DATASET RECORDS »

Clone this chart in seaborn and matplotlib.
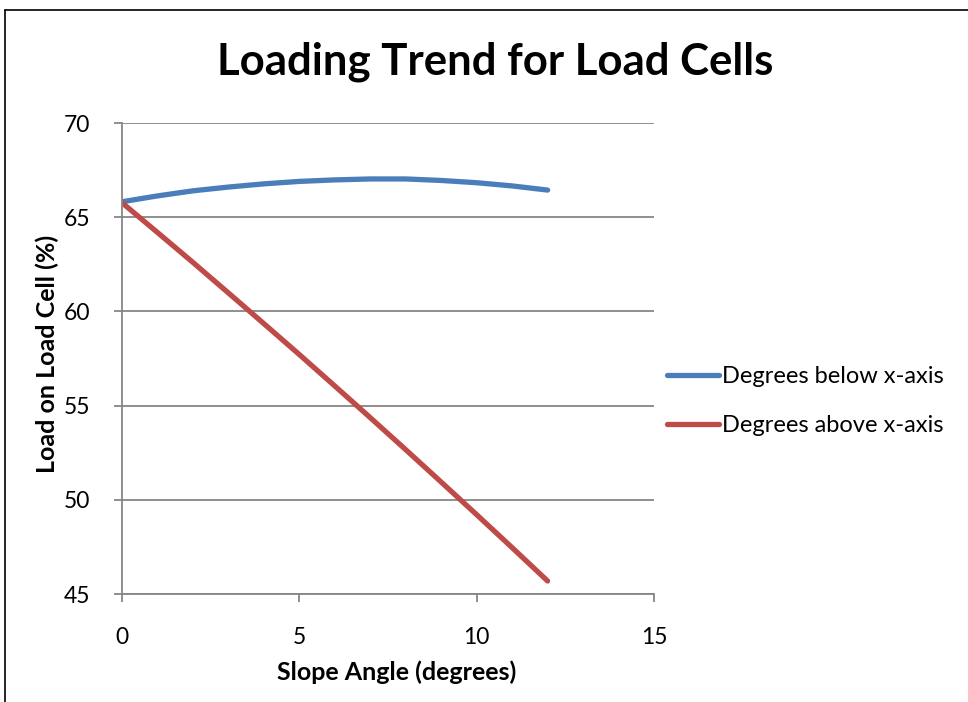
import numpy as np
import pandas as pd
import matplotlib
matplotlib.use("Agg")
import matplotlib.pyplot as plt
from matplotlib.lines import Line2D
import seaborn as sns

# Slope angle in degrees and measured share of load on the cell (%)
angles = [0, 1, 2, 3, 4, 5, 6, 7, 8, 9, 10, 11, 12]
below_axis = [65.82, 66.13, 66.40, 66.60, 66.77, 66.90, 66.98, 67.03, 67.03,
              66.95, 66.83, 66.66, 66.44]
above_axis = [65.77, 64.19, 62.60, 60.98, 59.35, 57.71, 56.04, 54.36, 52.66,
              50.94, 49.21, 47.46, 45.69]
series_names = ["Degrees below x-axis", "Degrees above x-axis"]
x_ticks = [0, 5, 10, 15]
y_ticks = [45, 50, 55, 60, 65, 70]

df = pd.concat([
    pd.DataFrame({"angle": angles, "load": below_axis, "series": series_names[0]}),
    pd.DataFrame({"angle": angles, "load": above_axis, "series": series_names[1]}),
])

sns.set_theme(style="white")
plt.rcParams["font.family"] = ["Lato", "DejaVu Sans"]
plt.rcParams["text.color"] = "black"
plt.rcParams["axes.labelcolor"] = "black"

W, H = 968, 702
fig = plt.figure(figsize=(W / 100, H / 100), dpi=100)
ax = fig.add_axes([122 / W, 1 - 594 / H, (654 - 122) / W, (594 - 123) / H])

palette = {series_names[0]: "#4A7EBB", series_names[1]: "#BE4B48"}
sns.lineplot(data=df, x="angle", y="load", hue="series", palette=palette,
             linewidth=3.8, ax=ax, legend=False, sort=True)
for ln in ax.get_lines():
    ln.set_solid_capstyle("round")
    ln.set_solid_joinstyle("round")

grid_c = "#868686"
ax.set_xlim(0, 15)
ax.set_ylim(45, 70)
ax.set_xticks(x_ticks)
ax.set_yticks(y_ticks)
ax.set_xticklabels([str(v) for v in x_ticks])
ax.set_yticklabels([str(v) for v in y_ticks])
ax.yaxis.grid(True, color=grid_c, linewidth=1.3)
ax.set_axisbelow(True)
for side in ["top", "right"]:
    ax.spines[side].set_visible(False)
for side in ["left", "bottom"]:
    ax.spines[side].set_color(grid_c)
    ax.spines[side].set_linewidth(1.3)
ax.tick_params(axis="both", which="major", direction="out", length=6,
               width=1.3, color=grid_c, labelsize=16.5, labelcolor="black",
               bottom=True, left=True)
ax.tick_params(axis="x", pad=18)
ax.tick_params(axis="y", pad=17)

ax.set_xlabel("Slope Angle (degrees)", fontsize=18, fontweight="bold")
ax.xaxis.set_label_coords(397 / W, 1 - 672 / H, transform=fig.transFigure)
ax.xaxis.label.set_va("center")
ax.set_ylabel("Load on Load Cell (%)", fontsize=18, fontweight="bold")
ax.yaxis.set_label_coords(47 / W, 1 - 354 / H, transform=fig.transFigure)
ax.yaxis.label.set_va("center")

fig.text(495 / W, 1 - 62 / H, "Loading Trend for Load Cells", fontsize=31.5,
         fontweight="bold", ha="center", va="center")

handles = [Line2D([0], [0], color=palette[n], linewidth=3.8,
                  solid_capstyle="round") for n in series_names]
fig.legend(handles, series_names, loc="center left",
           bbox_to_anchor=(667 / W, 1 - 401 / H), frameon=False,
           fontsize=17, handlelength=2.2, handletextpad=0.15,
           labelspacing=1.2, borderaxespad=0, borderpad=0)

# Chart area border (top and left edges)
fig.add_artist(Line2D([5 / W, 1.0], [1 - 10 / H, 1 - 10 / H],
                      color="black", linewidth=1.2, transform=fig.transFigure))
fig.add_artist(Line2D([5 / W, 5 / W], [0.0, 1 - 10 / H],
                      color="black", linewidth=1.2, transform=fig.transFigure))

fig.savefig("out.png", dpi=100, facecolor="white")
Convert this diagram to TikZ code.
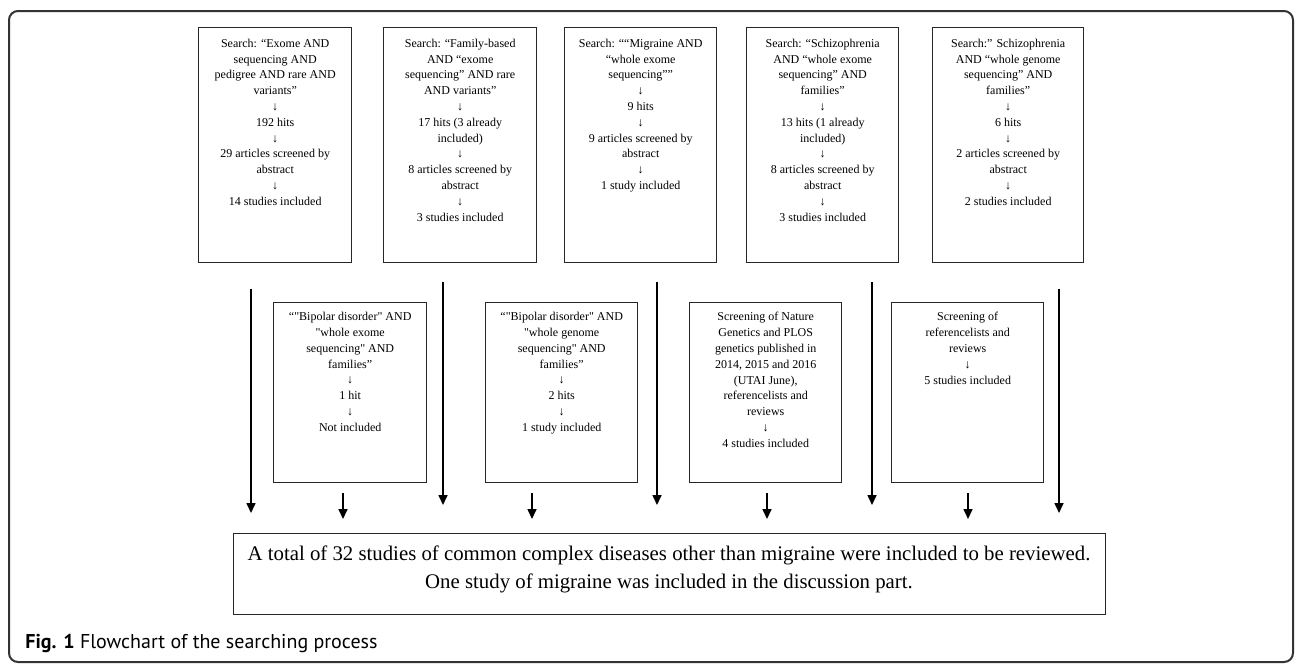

WRITTEN PROBLEM » In the entries above, find the line that contains "import seaborn as sns", then repeat exactly every line from the first one through that line, with no pictures.

THE RESULT »
Clone this chart in seaborn and matplotlib.
import numpy as np
import pandas as pd
import matplotlib
matplotlib.use("Agg")
import matplotlib.pyplot as plt
from matplotlib.lines import Line2D
import seaborn as sns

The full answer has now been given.